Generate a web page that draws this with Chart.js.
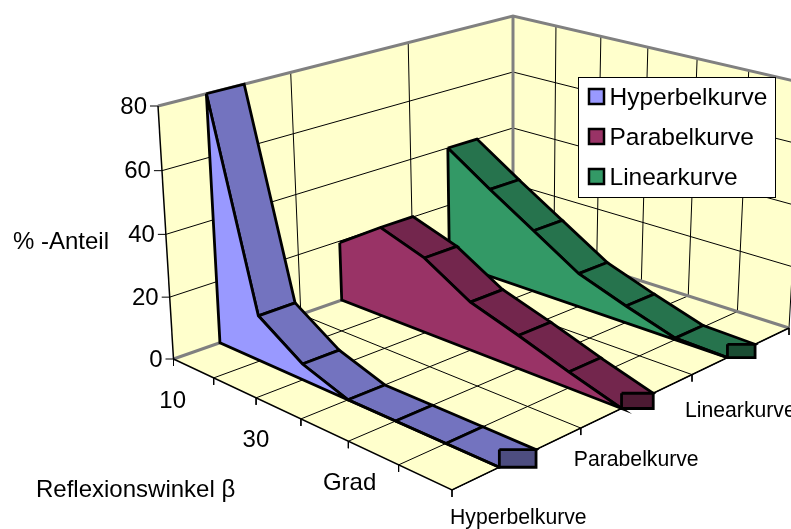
<!DOCTYPE html>
<html>
<head>
<meta charset="utf-8">
<style>html,body{margin:0;padding:0;background:#fff}canvas{display:block}</style>
<script src="https://cdn.jsdelivr.net/npm/chart.js@4/dist/chart.umd.min.js"></script>
</head>
<body>
<canvas id="c" width="791" height="529"></canvas>
<script>
// Series values over the reflection-angle categories
const seriesNames = ['Hyperbelkurve', 'Parabelkurve', 'Linearkurve'];
const hyperbelValues = [80, 14.5, 5, 0, 0, 0, 0];
const parabelValues = [19.5, 29.5, 24.5, 15.5, 10.5, 5, 0];
const linearValues = [40, 30, 20.5, 11, 5.5, 0.5, 0];
const categoryLabels = ['', '10', '', '30', '', 'Grad', ''];
const valueTicks = [0, 20, 40, 60, 80];
const valueAxisTitle = '% -Anteil';
const categoryAxisTitle = 'Reflexionswinkel β';

const seriesColors = [
  { front: '#9999FF', top: '#7373BF', end: '#4D4D80' },
  { front: '#993366', top: '#73264D', end: '#4D1A33' },
  { front: '#339966', top: '#26734D', end: '#1A4D33' }
];
const seriesValues = [hyperbelValues, parabelValues, linearValues];

// Perspective box: corners of the floor plane and of the plane at the top value
const floorCorners = [{ x: 173.5, y: 359 }, { x: 452, y: 490 }, { x: 789, y: 328 }, { x: 513, y: 240 }];
const roofCorners = [{ x: 158, y: 106 }, { x: 449, y: 205 }, { x: 803, y: 83 }, { x: 513, y: 16 }];
const bandStart = 0.35, bandEnd = 0.635, valueMax = 80, heightBow = 0.03;

// Maps the unit square (u, v) onto a four-cornered plane
function planeMap([A, B, C, D]) {
  const dx1 = B.x - C.x, dx2 = D.x - C.x, sx = A.x - B.x + C.x - D.x;
  const dy1 = B.y - C.y, dy2 = D.y - C.y, sy = A.y - B.y + C.y - D.y;
  const det = dx1 * dy2 - dx2 * dy1;
  const g = (sx * dy2 - dx2 * sy) / det, h = (dx1 * sy - sx * dy1) / det;
  const a = B.x - A.x + g * B.x, b = D.x - A.x + h * D.x;
  const d = B.y - A.y + g * B.y, e = D.y - A.y + h * D.y;
  return (u, v) => {
    const m = g * u + h * v + 1;
    return { x: (a * u + b * v + A.x) / m, y: (d * u + e * v + A.y) / m };
  };
}
const floorAt = planeMap(floorCorners), roofAt = planeMap(roofCorners);

// u: along the category axis, v: along the series axis, w: height, all 0..1
function project(u, v, w) {
  const s = floorAt(u, v), t = roofAt(u, v);
  const k = w / (1 + heightBow * (1 - v) * (1 - w));
  return { x: s.x + (t.x - s.x) * k, y: s.y + (t.y - s.y) * k };
}

const paint = [];
function poly(points, fill, stroke, width, label) {
  paint.push({ label: label || '', data: points, fill: fill ? 'shape' : false,
    backgroundColor: fill || 'transparent', borderColor: stroke || 'transparent',
    borderWidth: width || 0, showLine: true, pointRadius: 0, tension: 0,
    borderJoinStyle: 'miter', borderCapStyle: 'butt', clip: false });
}
const closed = pts => pts.concat([pts[0]]);
const wallColor = '#FFFFCC', grey = '#808080';

// Walls and floor
poly(closed([project(0,0,0), project(0,1,0), project(0,1,1), project(0,0,1)]), wallColor);
poly(closed([project(0,1,0), project(1,1,0), project(1,1,1), project(0,1,1)]), wallColor);
poly(closed([project(0,0,0), project(1,0,0), project(1,1,0), project(0,1,0)]), wallColor);

const uSteps = categoryLabels.length - 1, vSteps = seriesNames.length;
valueTicks.slice(1, -1).forEach(t => {
  const w = t / valueMax;
  poly([project(0,0,w), project(0,1,w), project(1,1,w)], null, '#000', 1);
});
for (let i = 1; i < vSteps; i++) {
  poly([project(0,i/vSteps,0), project(0,i/vSteps,1)], null, '#000', 1);
  poly([project(0,i/vSteps,0), project(1,i/vSteps,0)], null, '#000', 1);
}
for (let i = 1; i <= uSteps; i++) {
  poly([project(i/uSteps,0,0), project(i/uSteps,1,0), project(i/uSteps,1,1)], null, '#000', 1);
}
// Grey box edges
poly([project(0,0,1), project(0,1,1), project(1,1,1)], null, grey, 3);
poly([project(0,1,0), project(0,1,1)], null, grey, 3);
poly([project(0,0,0), project(0,1,0), project(1,1,0)], null, grey, 3);
// Front axis lines and tick marks
poly([project(0,0,0), project(0,0,1)], null, '#000', 1.5);
poly([project(0,0,0), project(1,0,0), project(1,1,0)], null, '#000', 1.5);
valueTicks.forEach(t => {
  const s = project(0,0,t/valueMax);
  poly([s, { x: s.x - 8, y: s.y }], null, '#000', 1);
});
for (let i = 0; i <= uSteps; i++) {
  const s = project(i/uSteps,0,0);
  poly([s, { x: s.x, y: s.y + 7 }], null, '#000', 1);
}
for (let i = 1; i <= vSteps; i++) {
  const s = project(1,i/vSteps,0);
  poly([s, { x: s.x, y: s.y + 7 }], null, '#000', 1);
}

// Series ribbons, farthest first
for (let k = seriesValues.length - 1; k >= 0; k--) {
  const vals = seriesValues[k], col = seriesColors[k];
  const vf = (k + bandStart) / vSteps, vb = (k + bandEnd) / vSteps;
  const n = vals.length - 1;
  for (let i = 0; i < n; i++) {
    if (vals[i + 1] > vals[i]) continue; // rising faces point away from the viewer
    poly(closed([project(i/n,vf,vals[i]/valueMax), project((i+1)/n,vf,vals[i+1]/valueMax),
      project((i+1)/n,vb,vals[i+1]/valueMax), project(i/n,vb,vals[i]/valueMax)]), col.top, '#000', 2.8);
  }
  const frontPts = vals.map((val, i) => project(i/n, vf, val/valueMax));
  frontPts.push(project(1,vf,0), project(0,vf,0));
  poly(closed(frontPts), col.front, '#000', 2.8, seriesNames[k]);
  const p1 = project(1,vf,vals[n]/valueMax), p2 = project(1,vb,vals[n]/valueMax);
  poly(closed([{x:p1.x,y:p2.y},{x:p2.x,y:p2.y},{x:p2.x,y:p1.y},{x:p1.x,y:p1.y}]), col.end, '#000', 2.8);
}
const datasets = paint.map((ds, i) => Object.assign(ds, { order: -i }));

const fontFamily = '"Liberation Sans", Arial, sans-serif';
const textPlugin = {
  id: 'boxText',
  afterDatasetsDraw(chart) {
    const ctx = chart.ctx;
    ctx.save();
    ctx.fillStyle = '#000';
    ctx.textBaseline = 'middle';
    ctx.font = '24px ' + fontFamily;
    ctx.textAlign = 'right';
    valueTicks.forEach(t => {
      const s = project(0,0,t/valueMax);
      ctx.fillText(String(t), s.x - 11, s.y + 1);
    });
    ctx.textAlign = 'center';
    categoryLabels.forEach((lab, i) => {
      if (!lab) return;
      const u = i / uSteps, s = project(u,0,0);
      ctx.fillText(lab, s.x - 39 - 12 * u, s.y + 25 - 8 * u);
    });
    ctx.textAlign = 'left';
    ctx.fillText(valueAxisTitle, 13, 242);
    ctx.fillText(categoryAxisTitle, 36, 490);
    ctx.font = '21.2px ' + fontFamily;
    seriesNames.forEach((name, i) => {
      const v = i / vSteps, s = project(1,v,0);
      ctx.fillText(name, s.x - 2 - 5 * Math.min(1, 3 * v), s.y + 28 + 13 * v);
    });
    // Legend box
    ctx.fillStyle = '#fff';
    ctx.strokeStyle = '#000';
    ctx.lineWidth = 1;
    ctx.fillRect(578.5, 77.5, 197, 120);
    ctx.strokeRect(578.5, 77.5, 197, 120);
    ctx.font = '24.5px ' + fontFamily;
    seriesNames.forEach((name, i) => {
      const y = 97 + i * 40;
      ctx.fillStyle = seriesColors[i].front;
      ctx.lineWidth = 2.5;
      ctx.fillRect(589, y - 8, 15, 15);
      ctx.strokeRect(589, y - 8, 15, 15);
      ctx.fillStyle = '#000';
      ctx.fillText(name, 609.5, y + 1);
    });
    ctx.restore();
  }
};

new Chart(document.getElementById('c'), {
  type: 'scatter',
  data: { datasets },
  plugins: [textPlugin],
  options: {
    responsive: false,
    animation: false,
    events: [],
    layout: { padding: 0 },
    scales: {
      x: { type: 'linear', min: 0, max: 791, display: false },
      y: { type: 'linear', min: 0, max: 529, reverse: true, display: false }
    },
    plugins: {
      legend: { display: false },
      tooltip: { enabled: false },
      filler: { drawTime: 'beforeDatasetDraw' }
    }
  }
});
</script>
</body>
</html>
______________________________
— What needs to be done —
Without any pictures, reproduce the lines from the first one in the material through the line that has "const categoryAxisTitle = 'Reflexionswinkel", exactly as they appear.

— Answer —
Generate a web page that draws this with Chart.js.
<!DOCTYPE html>
<html>
<head>
<meta charset="utf-8">
<style>html,body{margin:0;padding:0;background:#fff}canvas{display:block}</style>
<script src="https://cdn.jsdelivr.net/npm/chart.js@4/dist/chart.umd.min.js"></script>
</head>
<body>
<canvas id="c" width="791" height="529"></canvas>
<script>
// Series values over the reflection-angle categories
const seriesNames = ['Hyperbelkurve', 'Parabelkurve', 'Linearkurve'];
const hyperbelValues = [80, 14.5, 5, 0, 0, 0, 0];
const parabelValues = [19.5, 29.5, 24.5, 15.5, 10.5, 5, 0];
const linearValues = [40, 30, 20.5, 11, 5.5, 0.5, 0];
const categoryLabels = ['', '10', '', '30', '', 'Grad', ''];
const valueTicks = [0, 20, 40, 60, 80];
const valueAxisTitle = '% -Anteil';
const categoryAxisTitle = 'Reflexionswinkel β';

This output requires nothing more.